┌──

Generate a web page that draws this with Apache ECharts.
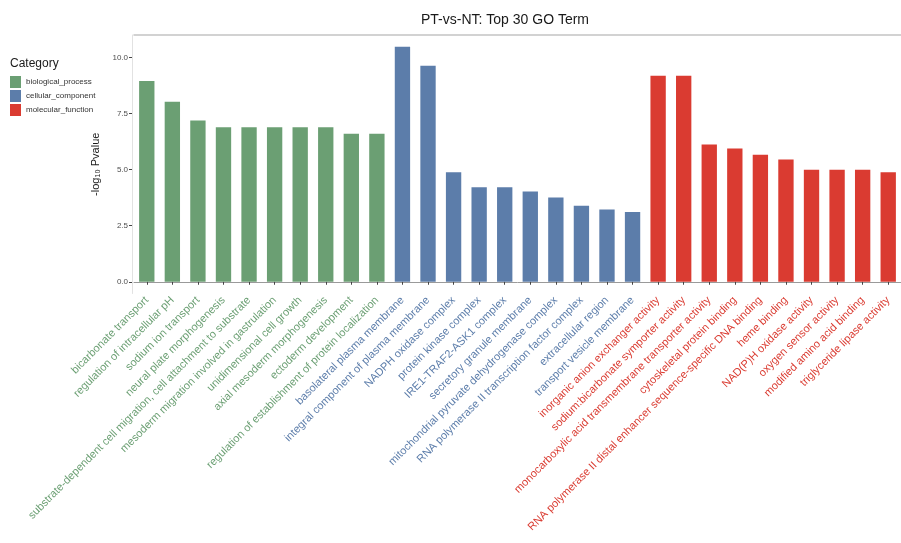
<!DOCTYPE html>
<html>
<head>
<meta charset="utf-8">
<script src="https://cdn.jsdelivr.net/npm/echarts@6/dist/echarts.min.js"></script>
<style>
  html, body { margin: 0; padding: 0; background: #fff; }
  #chart { width: 901px; height: 543px; }
</style>
</head>
<body>
<div id="chart"></div>
<script>
// GO terms in plotting order
const terms = [
  'bicarbonate transport',
  'regulation of intracellular pH',
  'sodium ion transport',
  'neural plate morphogenesis',
  'substrate-dependent cell migration, cell attachment to substrate',
  'mesoderm migration involved in gastrulation',
  'unidimensional cell growth',
  'axial mesoderm morphogenesis',
  'ectoderm development',
  'regulation of establishment of protein localization',
  'basolateral plasma membrane',
  'integral component of plasma membrane',
  'NADPH oxidase complex',
  'protein kinase complex',
  'IRE1-TRAF2-ASK1 complex',
  'secretory granule membrane',
  'mitochondrial pyruvate dehydrogenase complex',
  'RNA polymerase II transcription factor complex',
  'extracellular region',
  'transport vesicle membrane',
  'inorganic anion exchanger activity',
  'sodium:bicarbonate symporter activity',
  'monocarboxylic acid transmembrane transporter activity',
  'cytoskeletal protein binding',
  'RNA polymerase II distal enhancer sequence-specific DNA binding',
  'heme binding',
  'NAD(P)H oxidase activity',
  'oxygen sensor activity',
  'modified amino acid binding',
  'triglyceride lipase activity'
];

// -log10(Pvalue) per term
const values = [
  8.96, 8.04, 7.20, 6.90, 6.90, 6.90, 6.90, 6.90, 6.61, 6.61,
  10.49, 9.64, 4.89, 4.22, 4.22, 4.03, 3.76, 3.39, 3.23, 3.11,
  9.20, 9.20, 6.13, 5.95, 5.67, 5.46, 5.00, 5.00, 5.00, 4.89
];

// GO category of each term
const groups = [
  'biological_process', 'biological_process', 'biological_process', 'biological_process', 'biological_process',
  'biological_process', 'biological_process', 'biological_process', 'biological_process', 'biological_process',
  'cellular_component', 'cellular_component', 'cellular_component', 'cellular_component', 'cellular_component',
  'cellular_component', 'cellular_component', 'cellular_component', 'cellular_component', 'cellular_component',
  'molecular_function', 'molecular_function', 'molecular_function', 'molecular_function', 'molecular_function',
  'molecular_function', 'molecular_function', 'molecular_function', 'molecular_function', 'molecular_function'
];

const categoryNames = ['biological_process', 'cellular_component', 'molecular_function'];
const yTicks = [0, 2.5, 5, 7.5, 10];

const palette = {
  biological_process: '#6b9f73',
  cellular_component: '#5c7daa',
  molecular_function: '#da3b31'
};

const series = categoryNames.map(function (g) {
  return {
    name: g,
    type: 'bar',
    stack: 'go',
    barWidth: '60%',
    itemStyle: { color: palette[g] },
    emphasis: { disabled: true },
    data: values.map(function (v, i) { return groups[i] === g ? v : '-'; })
  };
});

const chart = echarts.init(document.getElementById('chart'), null, { renderer: 'canvas' });

chart.setOption({
  animation: false,
  backgroundColor: '#ffffff',
  textStyle: { fontFamily: 'Liberation Sans, Arial, sans-serif' },
  title: [
    {
      text: 'PT-vs-NT: Top 30 GO Term',
      left: 505,
      top: 13,
      padding: 0,
      textAlign: 'center',
      textStyle: { fontSize: 14, fontWeight: 'normal', color: '#1a1a1a', fontFamily: 'Liberation Sans, Arial, sans-serif' }
    },
    {
      text: 'Category',
      left: 10,
      top: 58,
      padding: 0,
      textStyle: { fontSize: 12, fontWeight: 'normal', color: '#1a1a1a', fontFamily: 'Liberation Sans, Arial, sans-serif' }
    }
  ],
  legend: {
    orient: 'vertical',
    left: 10,
    top: 76,
    padding: 0,
    itemWidth: 11,
    itemHeight: 12,
    itemGap: 2,
    icon: 'rect',
    selectedMode: false,
    textStyle: { fontSize: 8, color: '#333', padding: [0, 0, 0, 0] },
    data: categoryNames
  },
  grid: {
    left: 134,
    right: -8,
    top: 35,
    bottom: 249.5,
    containLabel: false
  },
  xAxis: [
    {
      type: 'category',
      data: terms,
      position: 'bottom',
      axisLine: { show: true, lineStyle: { color: '#9a9a9a', width: 1 } },
      axisTick: { show: true, alignWithLabel: true, length: 3, lineStyle: { color: '#444' } },
      axisLabel: {
        interval: 0,
        rotate: 45,
        margin: 5,
        fontSize: 11,
        color: function (value, index) { return palette[groups[index]]; }
      },
      splitLine: { show: false }
    },
    {
      type: 'category',
      data: terms,
      position: 'top',
      axisLine: { show: true, lineStyle: { color: '#c4c4c4', width: 1.5 } },
      axisTick: { show: false },
      axisLabel: { show: false },
      splitLine: { show: false }
    }
  ],
  yAxis: {
    type: 'value',
    min: -0.5245,
    max: 11.0145,
    offset: 2,
    name: '-log\u2081\u2080 Pvalue',
    nameLocation: 'middle',
    nameRotate: 90,
    nameGap: 28,
    nameTextStyle: { fontSize: 11, color: '#1a1a1a' },
    axisLine: { show: true, lineStyle: { color: '#e2e2e2', width: 1 } },
    axisTick: {
      show: true,
      length: 3,
      customValues: yTicks,
      lineStyle: { color: '#444' }
    },
    axisLabel: {
      customValues: yTicks,
      margin: 4,
      fontSize: 8,
      color: '#4d4d4d',
      formatter: function (v) { return v.toFixed(1); }
    },
    splitLine: { show: false }
  },
  series: series
});
</script>
</body>
</html>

└──

:: Task requirements ::
Set the data above down again exactly as given, with no pictures.

:: Solution for this problem ::
Generate a web page that draws this with Apache ECharts.
<!DOCTYPE html>
<html>
<head>
<meta charset="utf-8">
<script src="https://cdn.jsdelivr.net/npm/echarts@6/dist/echarts.min.js"></script>
<style>
  html, body { margin: 0; padding: 0; background: #fff; }
  #chart { width: 901px; height: 543px; }
</style>
</head>
<body>
<div id="chart"></div>
<script>
// GO terms in plotting order
const terms = [
  'bicarbonate transport',
  'regulation of intracellular pH',
  'sodium ion transport',
  'neural plate morphogenesis',
  'substrate-dependent cell migration, cell attachment to substrate',
  'mesoderm migration involved in gastrulation',
  'unidimensional cell growth',
  'axial mesoderm morphogenesis',
  'ectoderm development',
  'regulation of establishment of protein localization',
  'basolateral plasma membrane',
  'integral component of plasma membrane',
  'NADPH oxidase complex',
  'protein kinase complex',
  'IRE1-TRAF2-ASK1 complex',
  'secretory granule membrane',
  'mitochondrial pyruvate dehydrogenase complex',
  'RNA polymerase II transcription factor complex',
  'extracellular region',
  'transport vesicle membrane',
  'inorganic anion exchanger activity',
  'sodium:bicarbonate symporter activity',
  'monocarboxylic acid transmembrane transporter activity',
  'cytoskeletal protein binding',
  'RNA polymerase II distal enhancer sequence-specific DNA binding',
  'heme binding',
  'NAD(P)H oxidase activity',
  'oxygen sensor activity',
  'modified amino acid binding',
  'triglyceride lipase activity'
];

// -log10(Pvalue) per term
const values = [
  8.96, 8.04, 7.20, 6.90, 6.90, 6.90, 6.90, 6.90, 6.61, 6.61,
  10.49, 9.64, 4.89, 4.22, 4.22, 4.03, 3.76, 3.39, 3.23, 3.11,
  9.20, 9.20, 6.13, 5.95, 5.67, 5.46, 5.00, 5.00, 5.00, 4.89
];

// GO category of each term
const groups = [
  'biological_process', 'biological_process', 'biological_process', 'biological_process', 'biological_process',
  'biological_process', 'biological_process', 'biological_process', 'biological_process', 'biological_process',
  'cellular_component', 'cellular_component', 'cellular_component', 'cellular_component', 'cellular_component',
  'cellular_component', 'cellular_component', 'cellular_component', 'cellular_component', 'cellular_component',
  'molecular_function', 'molecular_function', 'molecular_function', 'molecular_function', 'molecular_function',
  'molecular_function', 'molecular_function', 'molecular_function', 'molecular_function', 'molecular_function'
];

const categoryNames = ['biological_process', 'cellular_component', 'molecular_function'];
const yTicks = [0, 2.5, 5, 7.5, 10];

const palette = {
  biological_process: '#6b9f73',
  cellular_component: '#5c7daa',
  molecular_function: '#da3b31'
};

const series = categoryNames.map(function (g) {
  return {
    name: g,
    type: 'bar',
    stack: 'go',
    barWidth: '60%',
    itemStyle: { color: palette[g] },
    emphasis: { disabled: true },
    data: values.map(function (v, i) { return groups[i] === g ? v : '-'; })
  };
});

const chart = echarts.init(document.getElementById('chart'), null, { renderer: 'canvas' });

chart.setOption({
  animation: false,
  backgroundColor: '#ffffff',
  textStyle: { fontFamily: 'Liberation Sans, Arial, sans-serif' },
  title: [
    {
      text: 'PT-vs-NT: Top 30 GO Term',
      left: 505,
      top: 13,
      padding: 0,
      textAlign: 'center',
      textStyle: { fontSize: 14, fontWeight: 'normal', color: '#1a1a1a', fontFamily: 'Liberation Sans, Arial, sans-serif' }
    },
    {
      text: 'Category',
      left: 10,
      top: 58,
      padding: 0,
      textStyle: { fontSize: 12, fontWeight: 'normal', color: '#1a1a1a', fontFamily: 'Liberation Sans, Arial, sans-serif' }
    }
  ],
  legend: {
    orient: 'vertical',
    left: 10,
    top: 76,
    padding: 0,
    itemWidth: 11,
    itemHeight: 12,
    itemGap: 2,
    icon: 'rect',
    selectedMode: false,
    textStyle: { fontSize: 8, color: '#333', padding: [0, 0, 0, 0] },
    data: categoryNames
  },
  grid: {
    left: 134,
    right: -8,
    top: 35,
    bottom: 249.5,
    containLabel: false
  },
  xAxis: [
    {
      type: 'category',
      data: terms,
      position: 'bottom',
      axisLine: { show: true, lineStyle: { color: '#9a9a9a', width: 1 } },
      axisTick: { show: true, alignWithLabel: true, length: 3, lineStyle: { color: '#444' } },
      axisLabel: {
        interval: 0,
        rotate: 45,
        margin: 5,
        fontSize: 11,
        color: function (value, index) { return palette[groups[index]]; }
      },
      splitLine: { show: false }
    },
    {
      type: 'category',
      data: terms,
      position: 'top',
      axisLine: { show: true, lineStyle: { color: '#c4c4c4', width: 1.5 } },
      axisTick: { show: false },
      axisLabel: { show: false },
      splitLine: { show: false }
    }
  ],
  yAxis: {
    type: 'value',
    min: -0.5245,
    max: 11.0145,
    offset: 2,
    name: '-log\u2081\u2080 Pvalue',
    nameLocation: 'middle',
    nameRotate: 90,
    nameGap: 28,
    nameTextStyle: { fontSize: 11, color: '#1a1a1a' },
    axisLine: { show: true, lineStyle: { color: '#e2e2e2', width: 1 } },
    axisTick: {
      show: true,
      length: 3,
      customValues: yTicks,
      lineStyle: { color: '#444' }
    },
    axisLabel: {
      customValues: yTicks,
      margin: 4,
      fontSize: 8,
      color: '#4d4d4d',
      formatter: function (v) { return v.toFixed(1); }
    },
    splitLine: { show: false }
  },
  series: series
});
</script>
</body>
</html>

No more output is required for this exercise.